Work required >>
Return the material exactly as supplied, apart from the pictures, which are omitted.

Material provided >>
──────────────────────────────

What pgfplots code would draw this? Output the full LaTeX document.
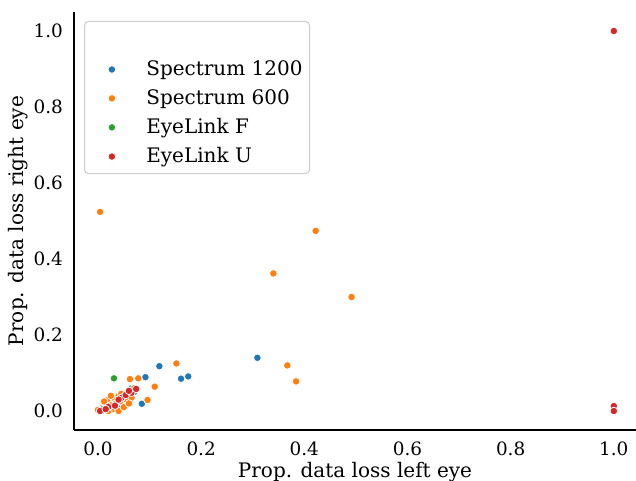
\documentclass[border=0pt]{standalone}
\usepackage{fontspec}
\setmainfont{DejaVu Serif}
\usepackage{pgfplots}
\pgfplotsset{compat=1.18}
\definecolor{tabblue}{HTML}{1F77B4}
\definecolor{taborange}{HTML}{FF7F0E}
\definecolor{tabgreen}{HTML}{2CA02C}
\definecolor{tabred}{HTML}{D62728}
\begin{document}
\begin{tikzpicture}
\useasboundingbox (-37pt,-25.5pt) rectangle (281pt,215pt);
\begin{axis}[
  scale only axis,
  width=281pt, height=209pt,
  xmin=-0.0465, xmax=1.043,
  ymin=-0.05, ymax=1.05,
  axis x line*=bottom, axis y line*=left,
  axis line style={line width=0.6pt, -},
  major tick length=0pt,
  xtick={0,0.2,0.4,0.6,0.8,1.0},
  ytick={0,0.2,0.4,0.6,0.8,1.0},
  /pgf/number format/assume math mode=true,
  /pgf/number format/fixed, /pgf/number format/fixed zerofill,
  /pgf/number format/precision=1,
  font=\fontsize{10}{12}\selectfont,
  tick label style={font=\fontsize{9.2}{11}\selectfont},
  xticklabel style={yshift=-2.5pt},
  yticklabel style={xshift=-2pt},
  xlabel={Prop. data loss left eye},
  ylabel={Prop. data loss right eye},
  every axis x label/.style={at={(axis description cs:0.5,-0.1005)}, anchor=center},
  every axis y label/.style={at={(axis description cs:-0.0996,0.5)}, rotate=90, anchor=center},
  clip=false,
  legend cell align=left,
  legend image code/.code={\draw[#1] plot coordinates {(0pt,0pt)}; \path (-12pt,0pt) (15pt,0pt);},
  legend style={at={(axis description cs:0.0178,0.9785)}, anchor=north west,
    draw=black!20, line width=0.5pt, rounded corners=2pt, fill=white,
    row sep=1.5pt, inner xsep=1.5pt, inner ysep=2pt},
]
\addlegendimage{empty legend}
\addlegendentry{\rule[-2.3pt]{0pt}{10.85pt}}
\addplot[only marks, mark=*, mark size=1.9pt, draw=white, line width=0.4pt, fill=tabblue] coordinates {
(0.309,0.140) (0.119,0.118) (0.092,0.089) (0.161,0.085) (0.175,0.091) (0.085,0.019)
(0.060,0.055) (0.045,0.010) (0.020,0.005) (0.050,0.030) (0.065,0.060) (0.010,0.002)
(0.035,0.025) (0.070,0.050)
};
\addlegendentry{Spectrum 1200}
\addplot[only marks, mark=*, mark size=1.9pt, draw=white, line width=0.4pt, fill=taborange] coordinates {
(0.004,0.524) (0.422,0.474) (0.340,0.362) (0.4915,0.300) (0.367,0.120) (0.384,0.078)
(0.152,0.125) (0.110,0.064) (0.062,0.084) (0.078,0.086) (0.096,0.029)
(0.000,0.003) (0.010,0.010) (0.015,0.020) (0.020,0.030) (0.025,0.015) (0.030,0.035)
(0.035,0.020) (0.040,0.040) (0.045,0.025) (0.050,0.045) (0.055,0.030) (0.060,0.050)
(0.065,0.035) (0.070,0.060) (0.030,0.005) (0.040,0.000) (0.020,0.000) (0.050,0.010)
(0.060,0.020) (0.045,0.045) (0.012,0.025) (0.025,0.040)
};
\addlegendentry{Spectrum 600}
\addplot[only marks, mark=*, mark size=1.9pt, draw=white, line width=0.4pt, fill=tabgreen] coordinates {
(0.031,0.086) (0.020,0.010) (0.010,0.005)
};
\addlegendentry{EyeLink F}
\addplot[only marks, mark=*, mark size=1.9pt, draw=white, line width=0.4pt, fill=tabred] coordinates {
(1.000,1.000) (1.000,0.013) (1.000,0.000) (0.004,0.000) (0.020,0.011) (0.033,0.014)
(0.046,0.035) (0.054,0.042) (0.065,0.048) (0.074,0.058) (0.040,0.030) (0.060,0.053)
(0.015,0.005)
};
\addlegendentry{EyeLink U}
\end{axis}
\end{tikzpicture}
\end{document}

──────────────────────────────

Written response >>
What pgfplots code would draw this? Output the full LaTeX document.
\documentclass[border=0pt]{standalone}
\usepackage{fontspec}
\setmainfont{DejaVu Serif}
\usepackage{pgfplots}
\pgfplotsset{compat=1.18}
\definecolor{tabblue}{HTML}{1F77B4}
\definecolor{taborange}{HTML}{FF7F0E}
\definecolor{tabgreen}{HTML}{2CA02C}
\definecolor{tabred}{HTML}{D62728}
\begin{document}
\begin{tikzpicture}
\useasboundingbox (-37pt,-25.5pt) rectangle (281pt,215pt);
\begin{axis}[
  scale only axis,
  width=281pt, height=209pt,
  xmin=-0.0465, xmax=1.043,
  ymin=-0.05, ymax=1.05,
  axis x line*=bottom, axis y line*=left,
  axis line style={line width=0.6pt, -},
  major tick length=0pt,
  xtick={0,0.2,0.4,0.6,0.8,1.0},
  ytick={0,0.2,0.4,0.6,0.8,1.0},
  /pgf/number format/assume math mode=true,
  /pgf/number format/fixed, /pgf/number format/fixed zerofill,
  /pgf/number format/precision=1,
  font=\fontsize{10}{12}\selectfont,
  tick label style={font=\fontsize{9.2}{11}\selectfont},
  xticklabel style={yshift=-2.5pt},
  yticklabel style={xshift=-2pt},
  xlabel={Prop. data loss left eye},
  ylabel={Prop. data loss right eye},
  every axis x label/.style={at={(axis description cs:0.5,-0.1005)}, anchor=center},
  every axis y label/.style={at={(axis description cs:-0.0996,0.5)}, rotate=90, anchor=center},
  clip=false,
  legend cell align=left,
  legend image code/.code={\draw[#1] plot coordinates {(0pt,0pt)}; \path (-12pt,0pt) (15pt,0pt);},
  legend style={at={(axis description cs:0.0178,0.9785)}, anchor=north west,
    draw=black!20, line width=0.5pt, rounded corners=2pt, fill=white,
    row sep=1.5pt, inner xsep=1.5pt, inner ysep=2pt},
]
\addlegendimage{empty legend}
\addlegendentry{\rule[-2.3pt]{0pt}{10.85pt}}
\addplot[only marks, mark=*, mark size=1.9pt, draw=white, line width=0.4pt, fill=tabblue] coordinates {
(0.309,0.140) (0.119,0.118) (0.092,0.089) (0.161,0.085) (0.175,0.091) (0.085,0.019)
(0.060,0.055) (0.045,0.010) (0.020,0.005) (0.050,0.030) (0.065,0.060) (0.010,0.002)
(0.035,0.025) (0.070,0.050)
};
\addlegendentry{Spectrum 1200}
\addplot[only marks, mark=*, mark size=1.9pt, draw=white, line width=0.4pt, fill=taborange] coordinates {
(0.004,0.524) (0.422,0.474) (0.340,0.362) (0.4915,0.300) (0.367,0.120) (0.384,0.078)
(0.152,0.125) (0.110,0.064) (0.062,0.084) (0.078,0.086) (0.096,0.029)
(0.000,0.003) (0.010,0.010) (0.015,0.020) (0.020,0.030) (0.025,0.015) (0.030,0.035)
(0.035,0.020) (0.040,0.040) (0.045,0.025) (0.050,0.045) (0.055,0.030) (0.060,0.050)
(0.065,0.035) (0.070,0.060) (0.030,0.005) (0.040,0.000) (0.020,0.000) (0.050,0.010)
(0.060,0.020) (0.045,0.045) (0.012,0.025) (0.025,0.040)
};
\addlegendentry{Spectrum 600}
\addplot[only marks, mark=*, mark size=1.9pt, draw=white, line width=0.4pt, fill=tabgreen] coordinates {
(0.031,0.086) (0.020,0.010) (0.010,0.005)
};
\addlegendentry{EyeLink F}
\addplot[only marks, mark=*, mark size=1.9pt, draw=white, line width=0.4pt, fill=tabred] coordinates {
(1.000,1.000) (1.000,0.013) (1.000,0.000) (0.004,0.000) (0.020,0.011) (0.033,0.014)
(0.046,0.035) (0.054,0.042) (0.065,0.048) (0.074,0.058) (0.040,0.030) (0.060,0.053)
(0.015,0.005)
};
\addlegendentry{EyeLink U}
\end{axis}
\end{tikzpicture}
\end{document}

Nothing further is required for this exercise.